Artist Sival Floriano Veloso filed an action for compensation for damages and suffering, againts the phone company Telemar Norte Leste S/A. In first Instance the Court of Maranhão ordered the phone company to pay R$ 250,000 to the author because the images of his sculptures were reproduced in phone cards without prior knowledge and consent.

The works at issue are located in the main city square of São José de Ribamar (MA) and were prepared at the behest of the state government. Telemar claimed that the works are public property and are in public area, they are of free access to the population, which would make the implicit permission ‘for use by all’. To this effect, Telemar argued that Article 48 of Law No 9.610/1998 limits the copyright of works permanently located in public places.
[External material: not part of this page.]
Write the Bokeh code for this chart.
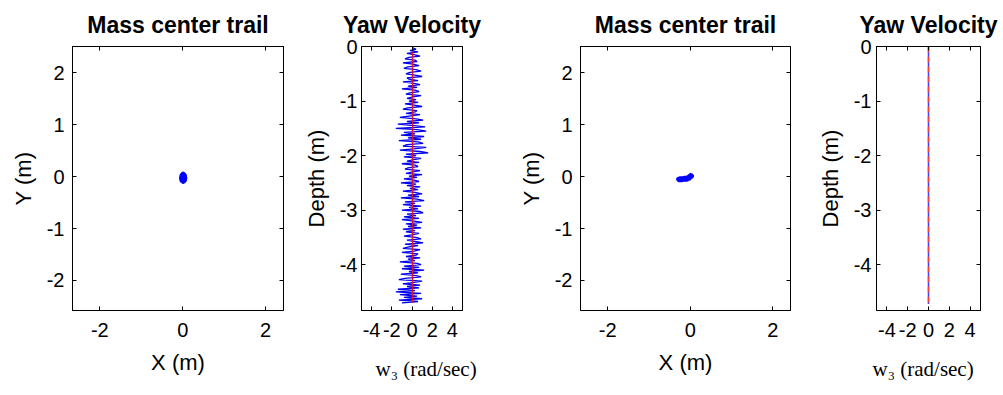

Telemar appealed and the STJ noted that the commercial interest, direct or indirect, does not affect Article 48 of Law No 9610/98, but Articles 77 and 78 do. According to the latter Articles which deal with the use of works of art, convey the right to expose it, but not the reproduction right, which authorization must be in writing and, presumably, for reward. The Junior Minister Aldir Finch, rapporteur of the appeal explained that the said work of art installed in public areas, although it is public property, it generates moral and material rights to the author.

Veloso's sculptures were reproduced in five models of pre-paid phone cards: there was a total of 50,000 copies sold each for R$ 6 reais. In four models, the works appear in the foreground and none bears the name of the artist.

Telemar's appeal was decided by majority vote.